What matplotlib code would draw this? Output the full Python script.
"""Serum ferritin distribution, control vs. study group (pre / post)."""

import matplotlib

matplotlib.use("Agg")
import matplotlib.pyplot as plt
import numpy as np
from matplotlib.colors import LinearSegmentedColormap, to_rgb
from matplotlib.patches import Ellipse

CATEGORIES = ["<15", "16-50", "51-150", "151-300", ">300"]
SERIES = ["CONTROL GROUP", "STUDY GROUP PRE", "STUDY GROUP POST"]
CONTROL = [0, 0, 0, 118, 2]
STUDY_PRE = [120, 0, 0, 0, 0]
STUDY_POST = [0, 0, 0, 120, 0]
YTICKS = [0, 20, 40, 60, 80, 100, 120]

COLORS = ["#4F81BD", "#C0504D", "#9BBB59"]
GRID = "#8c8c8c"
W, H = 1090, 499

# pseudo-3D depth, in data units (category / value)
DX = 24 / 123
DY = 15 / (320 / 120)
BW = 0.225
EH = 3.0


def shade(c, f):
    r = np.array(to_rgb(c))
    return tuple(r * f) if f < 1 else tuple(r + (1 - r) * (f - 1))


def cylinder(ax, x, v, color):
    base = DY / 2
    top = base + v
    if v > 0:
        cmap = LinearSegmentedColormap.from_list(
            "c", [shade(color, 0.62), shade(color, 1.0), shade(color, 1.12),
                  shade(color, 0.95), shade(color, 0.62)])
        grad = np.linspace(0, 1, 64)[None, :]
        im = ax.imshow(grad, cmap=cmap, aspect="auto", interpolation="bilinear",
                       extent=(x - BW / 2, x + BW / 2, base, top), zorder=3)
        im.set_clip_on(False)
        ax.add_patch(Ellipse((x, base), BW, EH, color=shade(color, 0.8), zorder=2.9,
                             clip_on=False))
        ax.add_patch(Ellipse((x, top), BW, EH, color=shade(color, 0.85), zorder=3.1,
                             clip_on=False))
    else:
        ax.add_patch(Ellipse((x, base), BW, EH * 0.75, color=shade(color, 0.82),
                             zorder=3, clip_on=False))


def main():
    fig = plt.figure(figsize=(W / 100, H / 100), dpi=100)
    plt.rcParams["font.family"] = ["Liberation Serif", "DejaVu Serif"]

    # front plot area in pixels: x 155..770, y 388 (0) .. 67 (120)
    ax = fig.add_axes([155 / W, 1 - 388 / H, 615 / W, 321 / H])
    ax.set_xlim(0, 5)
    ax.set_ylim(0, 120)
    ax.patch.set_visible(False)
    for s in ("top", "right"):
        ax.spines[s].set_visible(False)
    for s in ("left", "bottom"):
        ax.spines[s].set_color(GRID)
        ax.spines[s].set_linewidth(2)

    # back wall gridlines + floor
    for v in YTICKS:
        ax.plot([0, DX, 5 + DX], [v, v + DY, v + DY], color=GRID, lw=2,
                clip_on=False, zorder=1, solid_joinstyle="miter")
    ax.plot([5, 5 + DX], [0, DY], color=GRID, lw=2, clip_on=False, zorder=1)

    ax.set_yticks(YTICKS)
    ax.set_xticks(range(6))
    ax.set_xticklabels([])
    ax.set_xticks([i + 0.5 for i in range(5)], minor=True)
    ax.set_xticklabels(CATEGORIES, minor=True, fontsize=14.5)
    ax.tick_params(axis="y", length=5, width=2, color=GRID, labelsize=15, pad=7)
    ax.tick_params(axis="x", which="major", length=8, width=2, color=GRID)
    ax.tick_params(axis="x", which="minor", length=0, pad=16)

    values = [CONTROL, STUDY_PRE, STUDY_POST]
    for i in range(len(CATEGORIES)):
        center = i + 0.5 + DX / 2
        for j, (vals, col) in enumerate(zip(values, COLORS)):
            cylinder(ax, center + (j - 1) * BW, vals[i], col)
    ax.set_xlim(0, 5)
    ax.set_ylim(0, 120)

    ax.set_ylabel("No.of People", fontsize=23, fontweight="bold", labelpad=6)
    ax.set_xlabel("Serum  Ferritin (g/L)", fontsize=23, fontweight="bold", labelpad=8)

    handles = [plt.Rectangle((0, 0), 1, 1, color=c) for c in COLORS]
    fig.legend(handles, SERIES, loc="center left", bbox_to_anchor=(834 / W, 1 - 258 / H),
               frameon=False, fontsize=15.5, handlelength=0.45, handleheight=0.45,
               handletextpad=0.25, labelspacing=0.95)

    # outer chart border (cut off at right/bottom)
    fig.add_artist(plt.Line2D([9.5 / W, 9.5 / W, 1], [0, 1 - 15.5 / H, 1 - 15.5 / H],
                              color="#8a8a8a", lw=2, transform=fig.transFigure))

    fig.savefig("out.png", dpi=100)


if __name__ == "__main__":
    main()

Work to be completed:
Exactly repeat the lines running from the top of the listing to the line bearing "from matplotlib.patches import Ellipse", both of those lines included, and only them.

Result below:
What matplotlib code would draw this? Output the full Python script.
"""Serum ferritin distribution, control vs. study group (pre / post)."""

import matplotlib

matplotlib.use("Agg")
import matplotlib.pyplot as plt
import numpy as np
from matplotlib.colors import LinearSegmentedColormap, to_rgb
from matplotlib.patches import Ellipse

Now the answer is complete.